◆ Required task: The lines to extract run from the first line of the material below to the line containing "min_bc = list(range(570, 631))", both included; leave the pictures behind.

:: Dataset section ::

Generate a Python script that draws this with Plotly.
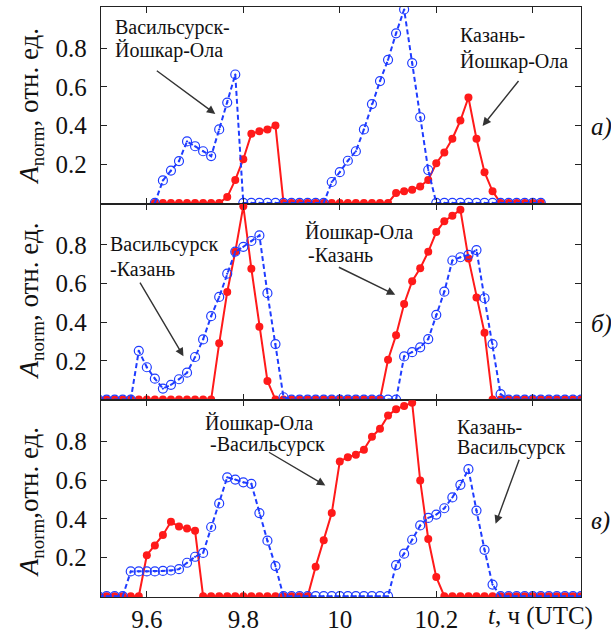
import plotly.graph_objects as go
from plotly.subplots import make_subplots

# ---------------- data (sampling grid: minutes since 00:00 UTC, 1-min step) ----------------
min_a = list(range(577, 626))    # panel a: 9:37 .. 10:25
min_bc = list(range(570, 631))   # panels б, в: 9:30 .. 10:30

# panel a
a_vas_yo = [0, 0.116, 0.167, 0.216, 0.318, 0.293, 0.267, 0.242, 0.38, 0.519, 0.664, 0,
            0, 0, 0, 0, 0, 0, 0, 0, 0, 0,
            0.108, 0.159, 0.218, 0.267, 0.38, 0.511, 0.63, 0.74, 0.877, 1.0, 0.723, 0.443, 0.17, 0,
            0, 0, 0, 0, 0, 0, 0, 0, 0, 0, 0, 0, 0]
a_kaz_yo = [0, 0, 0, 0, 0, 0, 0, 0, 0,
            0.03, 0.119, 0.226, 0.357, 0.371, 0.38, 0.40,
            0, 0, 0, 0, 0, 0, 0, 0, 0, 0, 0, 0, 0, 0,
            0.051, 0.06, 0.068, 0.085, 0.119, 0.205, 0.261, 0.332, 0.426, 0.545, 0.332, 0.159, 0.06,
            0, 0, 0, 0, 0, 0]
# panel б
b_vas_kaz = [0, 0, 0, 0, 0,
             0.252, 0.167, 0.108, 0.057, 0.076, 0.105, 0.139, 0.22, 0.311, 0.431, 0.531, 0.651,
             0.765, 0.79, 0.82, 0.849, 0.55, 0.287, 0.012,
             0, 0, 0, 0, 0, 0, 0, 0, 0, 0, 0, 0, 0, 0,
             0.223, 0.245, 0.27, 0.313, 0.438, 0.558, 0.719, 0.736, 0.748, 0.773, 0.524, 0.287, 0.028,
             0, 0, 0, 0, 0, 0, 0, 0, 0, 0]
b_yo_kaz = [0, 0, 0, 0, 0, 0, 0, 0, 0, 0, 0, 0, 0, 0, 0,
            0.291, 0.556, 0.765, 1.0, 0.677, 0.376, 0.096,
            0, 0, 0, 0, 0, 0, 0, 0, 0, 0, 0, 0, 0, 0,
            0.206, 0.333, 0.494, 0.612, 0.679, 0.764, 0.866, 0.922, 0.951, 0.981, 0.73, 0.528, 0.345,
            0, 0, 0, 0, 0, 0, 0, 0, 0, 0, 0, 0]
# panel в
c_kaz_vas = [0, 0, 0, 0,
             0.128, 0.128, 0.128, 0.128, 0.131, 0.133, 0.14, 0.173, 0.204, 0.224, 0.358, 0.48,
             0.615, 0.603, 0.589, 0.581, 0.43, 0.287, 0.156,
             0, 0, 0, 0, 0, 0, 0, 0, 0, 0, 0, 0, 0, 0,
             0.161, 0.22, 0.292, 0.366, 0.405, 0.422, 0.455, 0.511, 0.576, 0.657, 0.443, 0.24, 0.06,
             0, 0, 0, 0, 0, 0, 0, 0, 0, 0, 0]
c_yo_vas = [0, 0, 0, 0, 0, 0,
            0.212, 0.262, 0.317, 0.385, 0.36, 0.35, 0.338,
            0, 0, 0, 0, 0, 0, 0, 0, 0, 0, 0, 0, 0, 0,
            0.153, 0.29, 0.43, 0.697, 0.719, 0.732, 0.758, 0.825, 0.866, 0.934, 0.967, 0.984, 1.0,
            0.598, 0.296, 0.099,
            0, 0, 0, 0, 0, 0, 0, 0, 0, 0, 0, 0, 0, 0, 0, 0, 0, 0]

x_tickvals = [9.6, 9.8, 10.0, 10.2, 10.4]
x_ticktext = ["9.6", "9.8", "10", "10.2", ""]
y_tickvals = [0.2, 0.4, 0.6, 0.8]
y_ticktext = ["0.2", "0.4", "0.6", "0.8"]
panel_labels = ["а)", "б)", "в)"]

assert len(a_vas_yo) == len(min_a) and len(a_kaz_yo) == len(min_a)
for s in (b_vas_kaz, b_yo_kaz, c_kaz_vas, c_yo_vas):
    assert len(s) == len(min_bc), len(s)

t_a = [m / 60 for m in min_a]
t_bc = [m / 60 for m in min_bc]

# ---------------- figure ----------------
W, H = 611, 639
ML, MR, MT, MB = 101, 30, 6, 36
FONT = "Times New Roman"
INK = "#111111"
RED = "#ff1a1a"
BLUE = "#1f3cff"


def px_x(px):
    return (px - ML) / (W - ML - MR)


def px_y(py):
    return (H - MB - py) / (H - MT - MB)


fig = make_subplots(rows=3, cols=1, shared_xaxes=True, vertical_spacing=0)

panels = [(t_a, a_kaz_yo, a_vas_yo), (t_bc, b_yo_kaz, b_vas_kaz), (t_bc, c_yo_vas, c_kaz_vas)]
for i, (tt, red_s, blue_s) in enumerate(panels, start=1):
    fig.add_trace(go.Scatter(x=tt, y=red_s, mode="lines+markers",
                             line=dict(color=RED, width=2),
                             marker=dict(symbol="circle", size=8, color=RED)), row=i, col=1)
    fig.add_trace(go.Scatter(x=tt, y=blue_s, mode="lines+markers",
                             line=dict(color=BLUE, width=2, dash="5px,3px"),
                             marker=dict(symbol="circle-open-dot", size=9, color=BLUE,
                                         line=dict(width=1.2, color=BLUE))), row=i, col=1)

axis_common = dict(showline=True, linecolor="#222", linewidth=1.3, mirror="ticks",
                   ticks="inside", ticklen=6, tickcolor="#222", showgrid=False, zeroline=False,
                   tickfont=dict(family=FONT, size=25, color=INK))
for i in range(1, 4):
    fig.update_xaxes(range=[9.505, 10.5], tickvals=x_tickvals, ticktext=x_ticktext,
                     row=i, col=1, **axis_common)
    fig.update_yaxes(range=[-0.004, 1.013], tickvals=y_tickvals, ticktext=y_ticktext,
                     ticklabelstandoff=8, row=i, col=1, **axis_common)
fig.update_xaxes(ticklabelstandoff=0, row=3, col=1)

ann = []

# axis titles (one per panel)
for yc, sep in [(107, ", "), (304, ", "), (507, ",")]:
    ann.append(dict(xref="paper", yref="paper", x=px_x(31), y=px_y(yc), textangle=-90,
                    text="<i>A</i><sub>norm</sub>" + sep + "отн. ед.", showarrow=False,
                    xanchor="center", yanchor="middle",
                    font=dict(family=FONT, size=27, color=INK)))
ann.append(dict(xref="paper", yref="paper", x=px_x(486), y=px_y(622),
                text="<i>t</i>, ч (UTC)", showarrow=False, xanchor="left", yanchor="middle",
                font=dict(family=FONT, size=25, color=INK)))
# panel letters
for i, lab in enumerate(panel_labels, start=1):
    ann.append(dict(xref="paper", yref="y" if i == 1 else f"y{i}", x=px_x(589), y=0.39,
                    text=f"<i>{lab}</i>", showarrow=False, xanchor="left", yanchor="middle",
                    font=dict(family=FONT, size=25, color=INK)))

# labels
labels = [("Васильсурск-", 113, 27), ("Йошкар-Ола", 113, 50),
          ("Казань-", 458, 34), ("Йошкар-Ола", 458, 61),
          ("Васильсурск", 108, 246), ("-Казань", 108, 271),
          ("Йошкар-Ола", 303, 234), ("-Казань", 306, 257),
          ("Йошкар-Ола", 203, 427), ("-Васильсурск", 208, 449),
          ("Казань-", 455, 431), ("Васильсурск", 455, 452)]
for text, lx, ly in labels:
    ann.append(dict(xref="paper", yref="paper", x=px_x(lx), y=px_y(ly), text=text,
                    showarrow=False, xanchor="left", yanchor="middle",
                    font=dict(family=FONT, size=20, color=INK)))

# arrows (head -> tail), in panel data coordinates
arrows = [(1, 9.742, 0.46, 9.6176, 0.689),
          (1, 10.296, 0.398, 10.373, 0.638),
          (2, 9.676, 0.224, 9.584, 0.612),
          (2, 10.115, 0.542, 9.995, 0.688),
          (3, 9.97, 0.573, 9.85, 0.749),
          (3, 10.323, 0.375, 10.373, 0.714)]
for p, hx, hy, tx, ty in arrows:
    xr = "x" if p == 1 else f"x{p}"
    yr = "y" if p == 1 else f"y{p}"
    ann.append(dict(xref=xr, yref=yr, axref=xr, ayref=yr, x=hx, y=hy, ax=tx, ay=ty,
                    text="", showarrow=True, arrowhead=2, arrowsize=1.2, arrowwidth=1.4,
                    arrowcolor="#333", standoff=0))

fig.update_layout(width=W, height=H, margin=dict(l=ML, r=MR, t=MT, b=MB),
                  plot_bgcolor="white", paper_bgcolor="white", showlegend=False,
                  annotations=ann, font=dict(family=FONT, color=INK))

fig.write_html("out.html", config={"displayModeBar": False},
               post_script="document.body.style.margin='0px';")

:::

◆ Solution to the exercise:
Generate a Python script that draws this with Plotly.
import plotly.graph_objects as go
from plotly.subplots import make_subplots

# ---------------- data (sampling grid: minutes since 00:00 UTC, 1-min step) ----------------
min_a = list(range(577, 626))    # panel a: 9:37 .. 10:25
min_bc = list(range(570, 631))   # panels б, в: 9:30 .. 10:30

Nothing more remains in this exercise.